### [Stated goal]
Starting at the first line of the entries below, restate each line exactly until you reach the line with "(0,0) rectangle (1470,23);", and print that one too. Leave the pictures out and stop there.

### [Data for this exercise]

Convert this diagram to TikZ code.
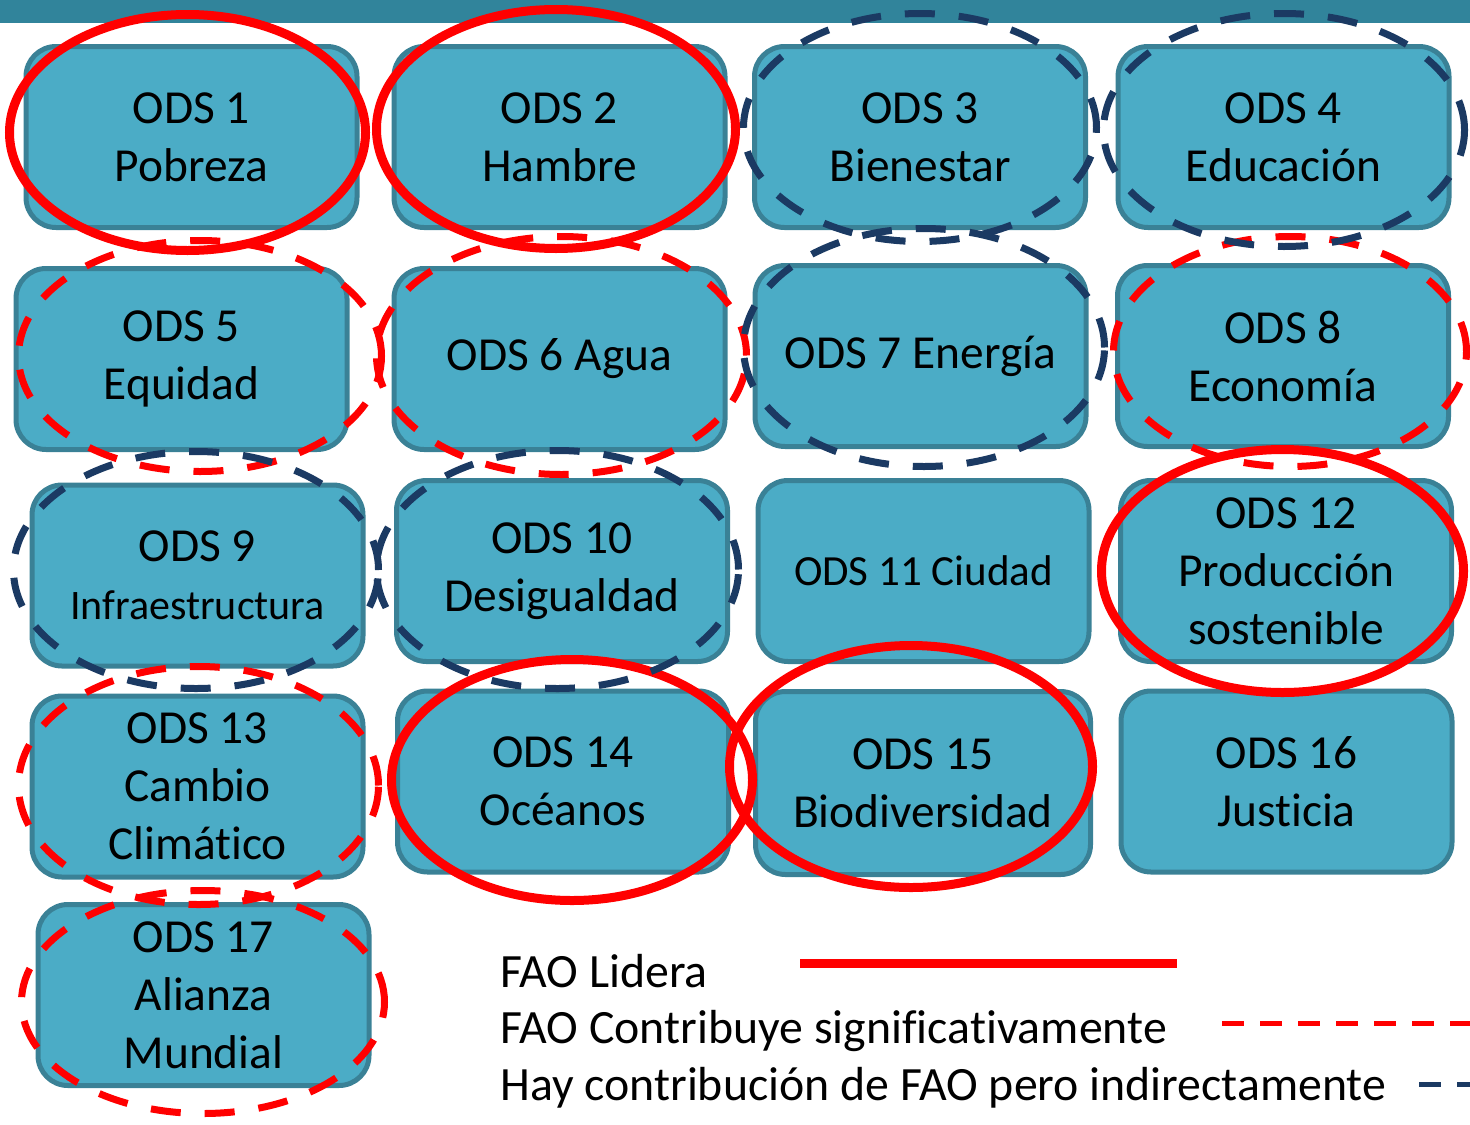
\documentclass[tikz,border=0pt]{standalone}
\usepackage{fontspec}
\setmainfont{Carlito}[Ligatures=NoCommon]
\usepackage{tikz}
\usetikzlibrary{shapes,positioning}
\definecolor{barra}{HTML}{31849B}
\definecolor{odsfondo}{HTML}{4BACC6}
\definecolor{odsborde}{HTML}{3A8196}
\definecolor{azulosc}{HTML}{1B3A63}
\tikzset{
    ods/.style={draw=odsborde, fill=odsfondo, line width=2.5pt, rounded corners=15pt,
                minimum width=165.5pt, minimum height=90.5pt, inner sep=0pt, align=center,
                font=\fontsize{23.7}{29}\selectfont},
    odsS/.style={ods, font=\fontsize{21.5}{29}\selectfont},
    lidera/.style={draw=red, ellipse, line width=4.5pt, inner sep=0pt},
    contribuye/.style={draw=red, ellipse, line width=3.5pt, inner sep=0pt, dash pattern=on 15pt off 12pt},
    indirecta/.style={draw=azulosc, ellipse, line width=3.5pt, inner sep=0pt, dash pattern=on 15pt off 12pt},
    leyenda/.style={anchor=base west, inner sep=0pt, font=\fontsize{23.9}{29}\selectfont},
}
\begin{document}
\begin{tikzpicture}[x=0.5pt, y=-0.5pt]
    \useasboundingbox (0,0) rectangle (1470,1124);
    \fill[barra] (0,0) rectangle (1470,23);

    % Objetivos
    \node[ods] (o1) at (191.5,137) {ODS 1\\Pobreza};
    \node[ods] (o2) at (559.5,137) {ODS 2\\Hambre};
    \node[ods] (o3) at (920,137) {ODS 3\\Bienestar};
    \node[ods] (o4) at (1283.5,137) {ODS 4\\Educación};
    \node[ods] (o5) at (181.5,359) {ODS 5\\Equidad};
    \node[ods] (o6) at (559.5,359) {ODS 6 Agua};
    \node[ods] (o7) at (920.5,356) {ODS 7 Energía};
    \node[ods] (o8) at (1283,356) {ODS 8\\Economía};
    \node[ods] (o9) at (197.5,575.5) {ODS 9\\{\fontsize{21}{29}\selectfont Infraestructura}};
    \node[ods] (o10) at (562,571) {ODS 10\\Desigualdad};
    \node[odsS] (o11) at (923.5,571) {ODS 11 Ciudad};
    \node[ods] (o12) at (1286,571) {ODS 12\\Producción\\sostenible};
    \node[ods] (o13) at (197.5,786.5) {ODS 13\\Cambio\\Climático};
    \node[ods] (o14) at (563,781.5) {ODS 14\\Océanos};
    \node[ods, minimum width=167.5pt, minimum height=91.5pt] (o15) at (923,783) {ODS 15\\Biodiversidad};
    \node[ods] (o16) at (1286.5,781.5) {ODS 16\\Justicia};
    \node[ods] (o17) at (203.5,995) {ODS 17\\Alianza\\Mundial};

    % FAO lidera
    \node[lidera, minimum width=178pt, minimum height=118pt] (e1) at (187.5,132.5) {};
    \node[lidera, minimum width=179.5pt, minimum height=119.5pt] (e2) at (556,129) {};
    \node[lidera, minimum width=181pt, minimum height=121.5pt] (e12) at (1282.5,571) {};
    \node[lidera, minimum width=180.5pt, minimum height=120.5pt] (e14) at (572,780) {};
    \node[lidera, minimum width=181.5pt, minimum height=121pt] (e15) at (911,766.5) {};

    % FAO contribuye
    \node[contribuye, minimum width=181.5pt, minimum height=115.5pt] (e5) at (200,356) {};
    \node[contribuye, minimum width=185pt, minimum height=119pt] (e6) at (561.5,355.5) {};
    \node[contribuye, minimum width=176.5pt, minimum height=115pt] (e8) at (1290,351.5) {};
    \node[contribuye, minimum width=180pt, minimum height=119pt] (e13) at (198.5,785.5) {};
    \node[contribuye, minimum width=181.5pt, minimum height=111.5pt] (e17) at (203,1002) {};

    % indirecta
    \node[indirecta, minimum width=176.5pt, minimum height=114pt] (e3) at (920,127.5) {};
    \node[indirecta, minimum width=180.5pt, minimum height=116.5pt] (e4) at (1284,130) {};
    \node[indirecta, minimum width=180.5pt, minimum height=119pt] (e7) at (924,347.5) {};
    \node[indirecta, minimum width=182.5pt, minimum height=118.5pt] (e9) at (196,570) {};
    \node[indirecta, minimum width=181pt, minimum height=119pt] (e10) at (557.5,569.5) {};

    % Leyenda
    \node[leyenda] (l1) at (500,987) {FAO Lidera};
    \node[leyenda] (l2) at (500,1043) {FAO Contribuye significativamente};
    \node[leyenda] (l3) at (500,1100) {Hay contribución de FAO pero indirectamente};
    \coordinate (f1) at (800,963);
    \coordinate (f2) at (1222,1023);
    \coordinate (f3) at (1419,1084);
    \draw[red, line width=4.5pt] (f1) -- ++(377,0);
    \draw[red, line width=2.5pt, dash pattern=on 11pt off 8pt] (f2) -- ++(248,0);
    \draw[azulosc, line width=2.5pt, dash pattern=on 11pt off 8pt] (f3) -- ++(51,0);
\end{tikzpicture}
\end{document}
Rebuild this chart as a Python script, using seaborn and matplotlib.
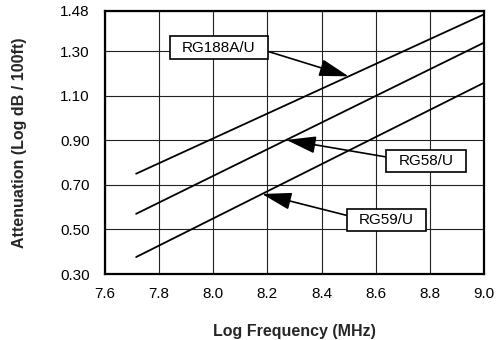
import numpy as np
import pandas as pd
import matplotlib
matplotlib.use("Agg")
import matplotlib.pyplot as plt
from matplotlib.path import Path
import seaborn as sns

# ---- data ----
cables = ["RG188A/U", "RG58/U", "RG59/U"]
log_freq = [7.715, 9.0]
rg188_atten = [0.75, 1.465]
rg58_atten = [0.57, 1.338]
rg59_atten = [0.376, 1.158]
x_ticks = [7.6, 7.8, 8.0, 8.2, 8.4, 8.6, 8.8, 9.0]
y_ticks = [0.30, 0.50, 0.70, 0.90, 1.10, 1.30, 1.48]

series = {"RG188A/U": rg188_atten, "RG58/U": rg58_atten, "RG59/U": rg59_atten}
df = pd.DataFrame(
    [(c, f, v) for c in cables for f, v in zip(log_freq, series[c])],
    columns=["cable", "freq", "atten"],
)

sns.set_theme(style="white")
plt.rcParams["font.family"] = ["Liberation Sans", "DejaVu Sans"]

fig = plt.figure(figsize=(4.97, 3.40), dpi=100)
ax = fig.add_axes([105 / 497, 1 - 274 / 340, 379 / 497, 263 / 340])

sns.lineplot(data=df, x="freq", y="atten", hue="cable", palette=["black"] * 3,
             legend=False, ax=ax, linewidth=1.3)

ax.set_xlim(7.6, 9.0)
ax.set_ylim(0.30, 1.48)
ax.set_xticks(x_ticks)
ax.set_yticks(y_ticks)
ax.set_xticklabels([f"{t:.1f}" for t in x_ticks])
ax.set_yticklabels([f"{t:.2f}" for t in y_ticks])
ax.tick_params(axis="both", length=0, labelsize=11, colors="black")
ax.tick_params(axis="y", pad=11)
ax.tick_params(axis="x", pad=9)
ax.grid(True, color="#222222", linewidth=0.8)
for s in ax.spines.values():
    s.set_color("black")
    s.set_linewidth(1.6)
ax.set_axisbelow(True)

ax.set_xlabel("Log Frequency (MHz)", fontsize=11.5, fontweight="bold", labelpad=17)
ax.set_ylabel("Attenuation (Log dB / 100ft)", fontsize=11.5, fontweight="bold", labelpad=24)


def rect_box(x0, y0, width, height, mutation_size):
    px = 0.8 * mutation_size
    py = 0.27 * mutation_size
    x0, y0 = x0 - px, y0 - py
    x1, y1 = x0 + width + 2 * px, y0 + height + 2 * py
    return Path([(x0, y0), (x1, y0), (x1, y1), (x0, y1), (x0, y0)], closed=True)


labels = [
    # text, series, text pos (data), x of arrow tip, relpos
    ("RG188A/U", rg188_atten, (8.02, 1.316), 8.50, (1.0, 0.5)),
    ("RG58/U", rg58_atten, (8.786, 0.808), 8.27, (0.0, 0.62)),
    ("RG59/U", rg59_atten, (8.639, 0.543), 8.18, (0.0, 0.6)),
]
for text, vals, tpos, tipx, rel in labels:
    tipy = float(np.interp(tipx, log_freq, vals))
    ax.annotate(
        text, xy=(tipx, tipy), xytext=tpos, textcoords="data",
        ha="center", va="center", fontsize=11, color="black",
        bbox=dict(boxstyle=rect_box, fc="white", ec="black", lw=1.2),
        arrowprops=dict(arrowstyle="-|>,head_length=1.3,head_width=0.38",
                        mutation_scale=14, color="black", lw=1.2,
                        shrinkA=0, shrinkB=0, relpos=rel),
    )

fig.savefig("out.png", dpi=100)
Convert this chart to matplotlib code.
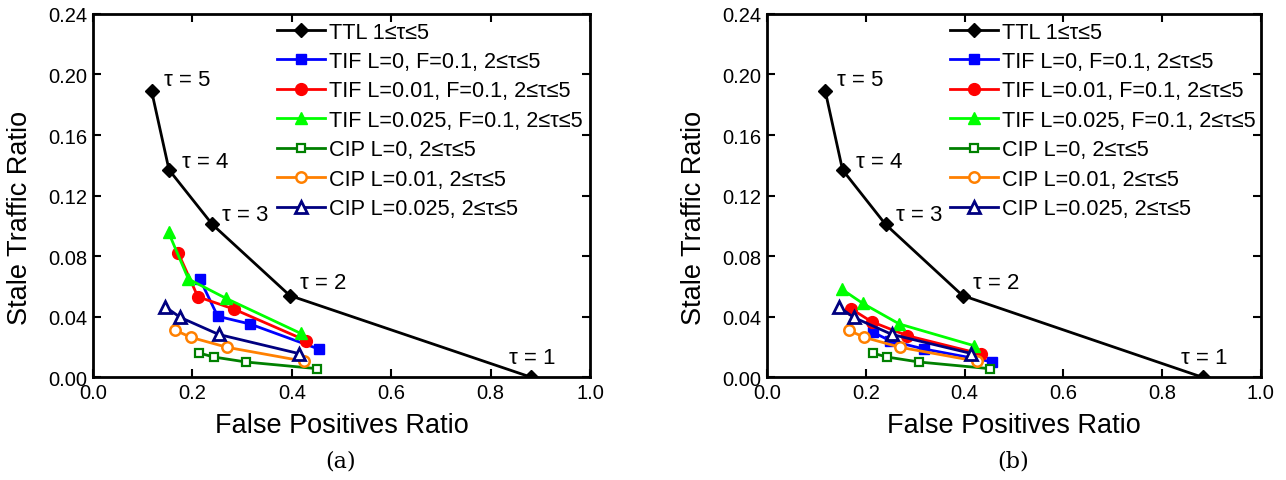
import numpy as np
import matplotlib
matplotlib.use('Agg')
import matplotlib.pyplot as plt

plt.rcParams['font.family'] = ['Liberation Sans', 'DejaVu Sans']

# --- DATA ---
# TTL, 1 <= tau <= 5 (same in both panels)
ttl_x = [0.118, 0.153, 0.240, 0.396, 0.882]
ttl_y = [0.189, 0.137, 0.101, 0.054, 0.000]
ttl_tau = [5, 4, 3, 2, 1]

# CIP (same in both panels), 2 <= tau <= 5
cip0_x = [0.214, 0.243, 0.308, 0.451]
cip0_y = [0.0160, 0.0134, 0.0101, 0.0057]
cip01_x = [0.166, 0.197, 0.270, 0.425]
cip01_y = [0.0310, 0.0264, 0.0198, 0.0106]
cip025_x = [0.145, 0.176, 0.253, 0.414]
cip025_y = [0.0466, 0.0395, 0.0283, 0.0157]

# TIF panel (a)
a_tif0_x = [0.215, 0.251, 0.316, 0.454]
a_tif0_y = [0.0649, 0.0403, 0.0352, 0.0187]
a_tif01_x = [0.172, 0.211, 0.283, 0.429]
a_tif01_y = [0.0818, 0.0532, 0.0451, 0.0242]
a_tif025_x = [0.152, 0.192, 0.268, 0.418]
a_tif025_y = [0.0957, 0.0649, 0.0521, 0.0290]

# TIF panel (b)
b_tif0_x = [0.215, 0.249, 0.318, 0.455]
b_tif0_y = [0.0297, 0.0242, 0.0187, 0.0103]
b_tif01_x = [0.171, 0.212, 0.284, 0.433]
b_tif01_y = [0.0451, 0.0367, 0.0275, 0.0154]
b_tif025_x = [0.151, 0.194, 0.268, 0.419]
b_tif025_y = [0.0583, 0.0488, 0.0352, 0.0209]

labels = ['TTL 1\u2264\u03c4\u22645',
          'TIF L=0, F=0.1, 2\u2264\u03c4\u22645',
          'TIF L=0.01, F=0.1, 2\u2264\u03c4\u22645',
          'TIF L=0.025, F=0.1, 2\u2264\u03c4\u22645',
          'CIP L=0, 2\u2264\u03c4\u22645',
          'CIP L=0.01, 2\u2264\u03c4\u22645',
          'CIP L=0.025, 2\u2264\u03c4\u22645']

# label offsets (pixels) for the tau annotations
tau_offsets = [(12, 12), (13, 8), (10, 10), (10, 13), (-22, 20)]


def draw_panel(ax, tif0, tif01, tif025):
    ax.plot(ttl_x, ttl_y, color='black', lw=2, marker='D', ms=7.5,
            label=labels[0], zorder=4)
    ax.plot(*tif0, color='#0000ff', lw=2, marker='s', ms=7, label=labels[1])
    ax.plot(*tif01, color='#ff0000', lw=2, marker='o', ms=8.5, label=labels[2])
    ax.plot(*tif025, color='#00ff00', lw=2, marker='^', ms=8.5, label=labels[3])
    ax.plot(cip0_x, cip0_y, color='#008000', lw=2, marker='s', ms=6,
            mfc='white', mew=1.6, label=labels[4])
    ax.plot(cip01_x, cip01_y, color='#ff8000', lw=2, marker='o', ms=7.5,
            mfc='white', mew=1.8, label=labels[5])
    ax.plot(cip025_x, cip025_y, color='#000080', lw=2, marker='^', ms=8.5,
            mfc='white', mew=2, label=labels[6])

    for x, y, t, off in zip(ttl_x, ttl_y, ttl_tau, tau_offsets):
        ax.annotate('\u03c4 = %d' % t, (x, y), xytext=off, textcoords='offset pixels',
                    ha='left', va='center', fontsize=16)

    ax.set_xlim(0, 1.0)
    ax.set_ylim(0, 0.24)
    ax.set_xticks(np.arange(0, 1.01, 0.2))
    ax.set_yticks(np.arange(0, 0.241, 0.04))
    ax.xaxis.set_major_formatter(matplotlib.ticker.FormatStrFormatter('%.1f'))
    ax.yaxis.set_major_formatter(matplotlib.ticker.FormatStrFormatter('%.2f'))
    ax.tick_params(direction='in', length=6, width=1.5, top=True, right=True,
                   labelsize=14.5, pad=4)
    for s in ax.spines.values():
        s.set_linewidth(2)

    ax.set_xlabel('False Positives Ratio', fontsize=19.5)
    ax.set_ylabel('Stale Traffic Ratio', fontsize=19.5)
    ax.xaxis.set_label_coords(0.5, -0.095)
    ax.yaxis.set_label_coords(-0.121, 0.44)

    ax.legend(loc='upper left', bbox_to_anchor=(0.366, 0.985), frameon=False,
              fontsize=15.6, handlelength=2.2, handletextpad=0.2, labelspacing=0.39,
              borderpad=0.1, borderaxespad=0)


fig = plt.figure(figsize=(12.86, 4.81), dpi=100)
ax1 = fig.add_axes([0.0723, 0.2135, 0.3865, 0.7555])
ax2 = fig.add_axes([0.5964, 0.2135, 0.3841, 0.7555])

draw_panel(ax1, (a_tif0_x, a_tif0_y), (a_tif01_x, a_tif01_y), (a_tif025_x, a_tif025_y))
draw_panel(ax2, (b_tif0_x, b_tif0_y), (b_tif01_x, b_tif01_y), (b_tif025_x, b_tif025_y))

fig.text(0.265, 0.04, '(a)', ha='center', va='center', fontsize=16, family='DejaVu Serif')
fig.text(0.788, 0.04, '(b)', ha='center', va='center', fontsize=16, family='DejaVu Serif')

plt.savefig('out.png', dpi=100)
plt.close()
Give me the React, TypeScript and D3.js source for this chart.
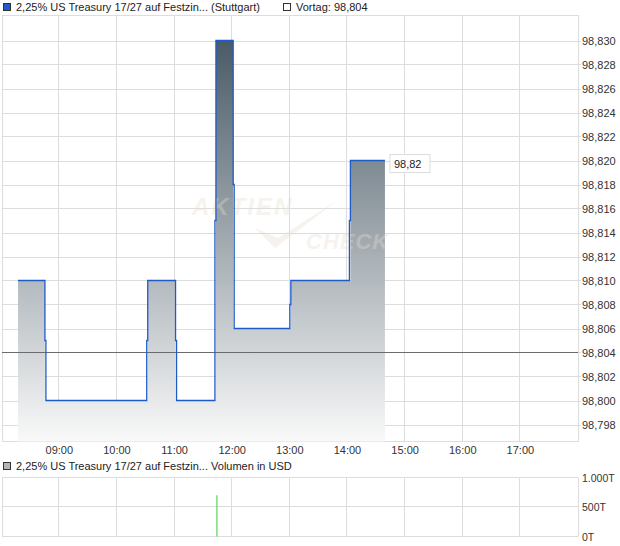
import React from "react";
import * as d3 from "d3";

const priceTimes = ["08:17", "08:45", "10:31", "11:01", "11:42", "12:01", "13:00", "14:02", "14:39"];
const priceValues = [98.81, 98.8, 98.81, 98.8, 98.83, 98.806, 98.81, 98.82, 98.82];
const previousClose = 98.804;
const yTicks = [98.798, 98.8, 98.802, 98.804, 98.806, 98.808, 98.81, 98.812, 98.814, 98.816, 98.818, 98.82, 98.822, 98.824, 98.826, 98.828, 98.83];
const xTickHours = [9, 10, 11, 12, 13, 14, 15, 16, 17];
const volumeTimes = ["11:43"];
const volumeValues = [700];
const volumeTicks = [0, 500, 1000];
const volumeTickLabels = ["0T", "500T", "1.000T"];

const toHours = (s: string) => {
  const [h, m] = s.split(":").map(Number);
  return h + m / 60;
};

const FONT = "'Liberation Sans', Arial, sans-serif";

export default function App() {
  const W = 620, H = 546;
  const left = 2, right = 578;
  const top = 16, bottom = 441.5;
  const vTop = 477.5, vBottom = 536.5;

  const x = d3.scaleLinear().domain([8, 18]).range([1.7, 578]);
  const y = d3.scaleLinear().domain([98.798, 98.83]).range([424.5, 40.5]);
  const yv = d3.scaleLinear().domain([0, 1000]).range([vBottom, vTop]);

  const pts = priceTimes.map((t, i) => ({ x: x(toHours(t)), v: priceValues[i] }));

  const lp = d3.path();
  lp.moveTo(pts[0].x, y(pts[0].v));
  const areaPts: [number, number][] = [[pts[0].x, y(pts[0].v)]];
  for (let i = 1; i < pts.length; i++) {
    const prev = pts[i - 1].v, cur = pts[i].v;
    const xi = pts[i].x;
    lp.lineTo(xi, y(prev));
    if (cur !== prev) {
      const mid = (prev + cur) / 2;
      lp.lineTo(xi, y(mid));
      lp.lineTo(xi + 1, y(mid));
      lp.lineTo(xi + 1, y(cur));
      const xe = cur > prev ? xi + 1 : xi;
      areaPts.push([xe, y(prev)]);
      areaPts.push([xe, y(cur)]);
    } else {
      areaPts.push([xi, y(cur)]);
    }
  }
  const area = d3.area<[number, number]>().x(d => d[0]).y0(bottom).y1(d => d[1])(areaPts) || "";
  const maxV = d3.max(priceValues) as number;
  const last = pts[pts.length - 1];

  const gridColor = "#dddddd";

  return (
    <svg width={W} height={H} style={{ position: "absolute", left: 0, top: 0, background: "#fff" }} fontFamily={FONT}>
      <defs>
        <linearGradient id="fillGrad" gradientUnits="userSpaceOnUse" x1={0} x2={0} y1={y(maxV)} y2={bottom}>
          <stop offset="0" stopColor="#4a5b67" />
          <stop offset="1" stopColor="#f9f9f9" />
        </linearGradient>
      </defs>

      <rect x={3.5} y={3.5} width={7} height={7} fill="#1f5bc8" stroke="#333" strokeWidth={1} />
      <text x={16} y={11} fontSize={11} fill="#222">2,25% US Treasury 17/27 auf Festzin... (Stuttgart)</text>
      <rect x={283.5} y={3.5} width={7} height={7} fill="#fff" stroke="#333" strokeWidth={1} />
      <text x={296} y={11} fontSize={11} fill="#222">Vortag: 98,804</text>

      {yTicks.map(t => (
        <line key={"hy" + t} x1={left} x2={right + 3} y1={Math.round(y(t)) + 0.5} y2={Math.round(y(t)) + 0.5} stroke={gridColor} />
      ))}
      {xTickHours.map(h => (
        <line key={"vx" + h} x1={Math.round(x(h)) - 0.5} x2={Math.round(x(h)) - 0.5} y1={top} y2={bottom} stroke={gridColor} />
      ))}
      <rect x={left + 0.5} y={top - 0.5} width={right - left} height={bottom - top + 0.5} fill="none" stroke={gridColor} />

      <path d={area} fill="url(#fillGrad)" />
      <g opacity={0.35} fontStyle="italic" fontWeight="bold" fill="#e6ddd4">
        <text x={192} y={215} fontSize={24} letterSpacing={2}>AKTIEN</text>
        <text x={306} y={249} fontSize={22} letterSpacing={1}>CHECK</text>
        <path d="M255,228 L275,248 L338,200 L278,238 Z" />
      </g>
      <line x1={left} x2={right} y1={Math.round(y(previousClose)) + 0.5} y2={Math.round(y(previousClose)) + 0.5} stroke="#6b6b6b" strokeWidth={1} />
      <path d={lp.toString()} fill="none" stroke="#1e5bc8" strokeWidth={1.3} />

      <rect x={last.x + 5} y={y(last.v) - 6} width={40} height={18} fill="#fff" stroke="#dcdcdc" />
      <text x={last.x + 9} y={y(last.v) + 7} fontSize={11} fill="#222">{d3.format(".2f")(last.v).replace(".", ",")}</text>

      {yTicks.map(t => (
        <text key={"yl" + t} x={582} y={y(t) + 4} fontSize={11} fill="#333">{d3.format(".3f")(t).replace(".", ",")}</text>
      ))}
      {xTickHours.map(h => (
        <text key={"xl" + h} x={x(h)} y={454} fontSize={11} fill="#333" textAnchor="middle">{String(h).padStart(2, "0") + ":00"}</text>
      ))}

      <rect x={3.5} y={462.5} width={7} height={7} fill="#b4b4b4" stroke="#333" strokeWidth={1} />
      <text x={16} y={470} fontSize={11} fill="#222">2,25% US Treasury 17/27 auf Festzin... Volumen in USD</text>

      {volumeTicks.map(t => (
        <line key={"vy" + t} x1={left} x2={right} y1={Math.round(yv(t)) - 0.5} y2={Math.round(yv(t)) - 0.5} stroke={gridColor} />
      ))}
      {xTickHours.map(h => (
        <line key={"vvx" + h} x1={Math.round(x(h)) - 0.5} x2={Math.round(x(h)) - 0.5} y1={vTop} y2={vBottom} stroke={gridColor} />
      ))}
      <line x1={left + 0.5} x2={left + 0.5} y1={vTop} y2={vBottom} stroke={gridColor} />
      <line x1={right + 0.5} x2={right + 0.5} y1={vTop} y2={vBottom} stroke={gridColor} />
      {volumeTimes.map((t, i) => (
        <line key={"vb" + t} x1={x(toHours(t)) + 1} x2={x(toHours(t)) + 1} y1={yv(volumeValues[i])} y2={yv(0)} stroke="#5cd65c" strokeWidth={1.2} />
      ))}
      {volumeTicks.map((t, i) => (
        <text key={"vl" + t} x={582} y={yv(t) + 4} fontSize={10.5} fill="#333">{volumeTickLabels[i]}</text>
      ))}
    </svg>
  );
}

### [Answer to this task]
Convert this diagram to TikZ code.
\documentclass[tikz,border=0pt]{standalone}
\usepackage{fontspec}
\setmainfont{Carlito}[Ligatures=NoCommon]
\usepackage{tikz}
\usetikzlibrary{shapes,positioning}
\definecolor{barra}{HTML}{31849B}
\definecolor{odsfondo}{HTML}{4BACC6}
\definecolor{odsborde}{HTML}{3A8196}
\definecolor{azulosc}{HTML}{1B3A63}
\tikzset{
    ods/.style={draw=odsborde, fill=odsfondo, line width=2.5pt, rounded corners=15pt,
                minimum width=165.5pt, minimum height=90.5pt, inner sep=0pt, align=center,
                font=\fontsize{23.7}{29}\selectfont},
    odsS/.style={ods, font=\fontsize{21.5}{29}\selectfont},
    lidera/.style={draw=red, ellipse, line width=4.5pt, inner sep=0pt},
    contribuye/.style={draw=red, ellipse, line width=3.5pt, inner sep=0pt, dash pattern=on 15pt off 12pt},
    indirecta/.style={draw=azulosc, ellipse, line width=3.5pt, inner sep=0pt, dash pattern=on 15pt off 12pt},
    leyenda/.style={anchor=base west, inner sep=0pt, font=\fontsize{23.9}{29}\selectfont},
}
\begin{document}
\begin{tikzpicture}[x=0.5pt, y=-0.5pt]
    \useasboundingbox (0,0) rectangle (1470,1124);
    \fill[barra] (0,0) rectangle (1470,23);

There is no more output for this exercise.